Loss Prevention Alerts
ALERT 28: The consequences of a hard insurance market on existing collateral warranties
This loss prevention alert has been produced by the Loss Prevention Working Group (LPWG) of the AGS. It highlights issues that the LPWG considers may be of relevance to members. It is not intended to provide a definitive response to any issues and before taking action members should consider carefully whether they need to seek independent legal advice.
In a hard insurance market, it is generally difficult to obtain insurance cover - including professional indemnity cover - on what seem reasonable terms. This can mean that cover is only available in restricted amounts (perhaps one or two million pounds of cover in the aggregate when previously the specialist had cover of five million pounds per claim), for what might seem a prohibitively expensive premium, with large excesses or endorsed with wide-ranging exclusions.
It seems that beneficiaries of collateral warranties that might have been provided some time ago by AGS members - perhaps many years ago - are querying the amount of professional indemnity cover those AGS members now have in place. The question might be asked: why should beneficiaries of warranties provided some time ago be concerned about the level of PI cover an AGS member has today? After all, at the time he provided the warranty the AGS member might have had what the beneficiary then regarded as perfectly satisfactory PI cover. The answer is that PI cover is written on a claims basis which means that it is the PI cover in force at the time the claim is made against the specialist which triggers, and not the cover in place at the time the warranty was entered into. Because of the nature of AGS members' work, problems arising through advice given or designs provided might materialise a considerable number of years after the warranty is given.

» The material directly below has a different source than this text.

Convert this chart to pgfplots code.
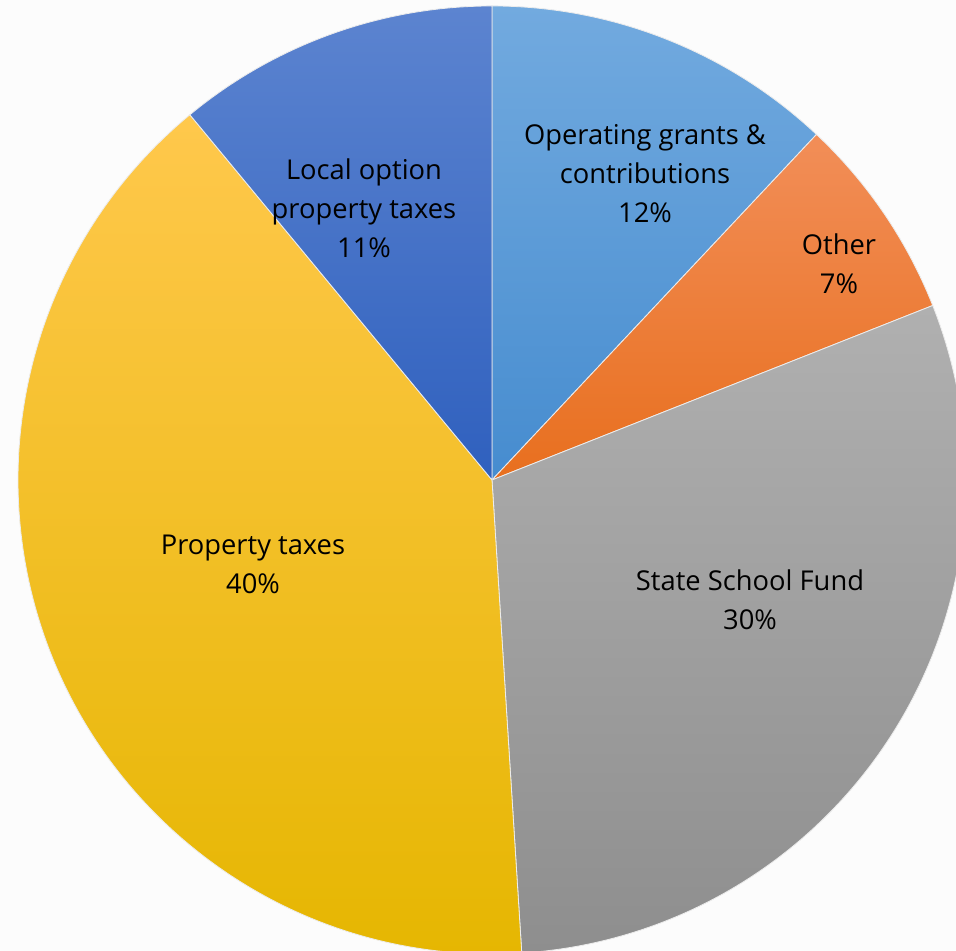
\documentclass[border=0pt]{standalone}
\usepackage{pgfplots}
\pgfplotsset{compat=1.18}
\usepackage{pgfplotstable}
\usepackage{fontspec}
\setmainfont{Open Sans}
\definecolor{opTop}{HTML}{72AADF}
\definecolor{opMid}{HTML}{5C9CD8}
\definecolor{opBot}{HTML}{468CCF}
\definecolor{otTop}{HTML}{F28E58}
\definecolor{otMid}{HTML}{F27E35}
\definecolor{otBot}{HTML}{E86F1E}
\definecolor{ssTop}{HTML}{B0B0B0}
\definecolor{ssMid}{HTML}{A5A5A5}
\definecolor{ssBot}{HTML}{8E8E8E}
\definecolor{ptTop}{HTML}{FFC84C}
\definecolor{ptMid}{HTML}{FFC300}
\definecolor{ptBot}{HTML}{E5B600}
\definecolor{loTop}{HTML}{5C84D0}
\definecolor{loMid}{HTML}{4873C8}
\definecolor{loBot}{HTML}{2F60BE}
\pgfplotstableread{
value ctop cmid cbot
12 opTop opMid opBot
7 otTop otMid otBot
30 ssTop ssMid ssBot
40 ptTop ptMid ptBot
11 loTop loMid loBot
}\piedata
\def\radius{173.54}
\begin{document}
\begin{tikzpicture}
\begin{axis}[x=0.36611pt,y=0.36611pt,xmin=-492,xmax=464,ymin=-471,ymax=480,
  hide axis, clip bounding box=upper bound]
\path[fill=white!99!black] (rel axis cs:0,0) rectangle (rel axis cs:1,1);
\pgfplotstablegetrowsof{\piedata}
\pgfmathtruncatemacro{\nrows}{\pgfplotsretval-1}
\def\cum{0}
\pgfplotsforeachungrouped \i in {0,...,\nrows}{%
  \pgfplotstablegetelem{\i}{value}\of{\piedata}\let\val\pgfplotsretval
  \pgfplotstablegetelem{\i}{ctop}\of{\piedata}\let\ct\pgfplotsretval
  \pgfplotstablegetelem{\i}{cmid}\of{\piedata}\let\cm\pgfplotsretval
  \pgfplotstablegetelem{\i}{cbot}\of{\piedata}\let\cb\pgfplotsretval
  \pgfmathsetmacro{\sa}{90-3.6*\cum}%
  \pgfmathsetmacro{\ea}{90-3.6*(\cum+\val)}%
  \pgfmathsetmacro{\cum}{\cum+\val}%
  \edef\temp{\noexpand\path[top color=\ct,middle color=\cm,bottom color=\cb,draw=white!85!gray,line width=0.3pt,line join=round]
    (axis cs:0,0) -- ++(\sa:\radius pt) arc[start angle=\sa,end angle=\ea,radius=\radius pt] -- cycle;}%
  \temp
}
\begin{scope}[every node/.style={align=center,font=\fontsize{10}{14.3}\selectfont,text=black}]
\node at (axis cs:153,306) {Operating grants \&\\contributions\\12\%};
\node at (axis cs:347,216) {Other\\7\%};
\node at (axis cs:258,-120) {State School Fund\\30\%};
\node at (axis cs:-239,-84) {Property taxes\\40\%};
\node at (axis cs:-128,272) {Local option\\property taxes\\11\%};
\end{scope}
\end{axis}
\end{tikzpicture}
\end{document}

In all probability, and despite the increasing use of standard form warranties such as those published by the British Property Federation the majority of collateral warranties are provided by virtue of a side letter or reliance letter which is wholly silent on the consultant's obligations to maintain professional indemnity cover. In these circumstances, although the beneficiary might justifiably be concerned by the fact that the AGS member has less cover then when he entered into the warranty with the beneficiary, there is nothing that the beneficiary can do about it. There is certainly no express but also no implied term that the specialist should maintain a certain level of professional indemnity cover in these circumstances.
In some warranties, the provider might have given an absolute undertaking to maintain PI cover in a certain amount. In such a case, not having the designated amount of PI cover would constitute a breach of contract and the beneficiary would have a claim for damages, although the precise measure of his damage and how he would enforce his damages claim against an undertaking - in all probability a limited liability company - which has few assets and (which is of course the root of the problem) inadequate insurance cover is a moot point.
Many standard form collateral warranties, such as those published by the British Property Federation, require the warrantor to notify the beneficiary if it becomes impossible to maintain cover. This is said to be :
"…in order that the Funder/Purchaser/Tenant can discuss the means of best protecting the respective positions of the Funder/Purchaser/Tenant and the Firm in the absence of such insurance."
It is difficult to see in legal terms what effect this clause might have, although the draftsman's objectives are easy enough to discern. It has been argued that such a clause might enable the beneficiary to obtain a retrospective latent defects insurance policy and recover as damages from the warrantor the cost of the premium, but in all probability this is not the position. All the clause appears to do is require the warrantor to notify and then "discuss" but it is hard to see how any damages claim against the warrantor might be made out. It seems that some beneficiaries of warranties, and some current and old clients of AGS members, are putting pressure on members to maintain levels of PI cover they cannot afford, by arguing that this is an obligation under the warranties they provided. In all probability this will not be the case, and although it must be remembered that PI cover is for the member's benefit, and the higher the level of cover the greater the protection, members should resist pressure to purchase amounts of cover which, in some cases, seem to be threatening the ongoing viability of their practice.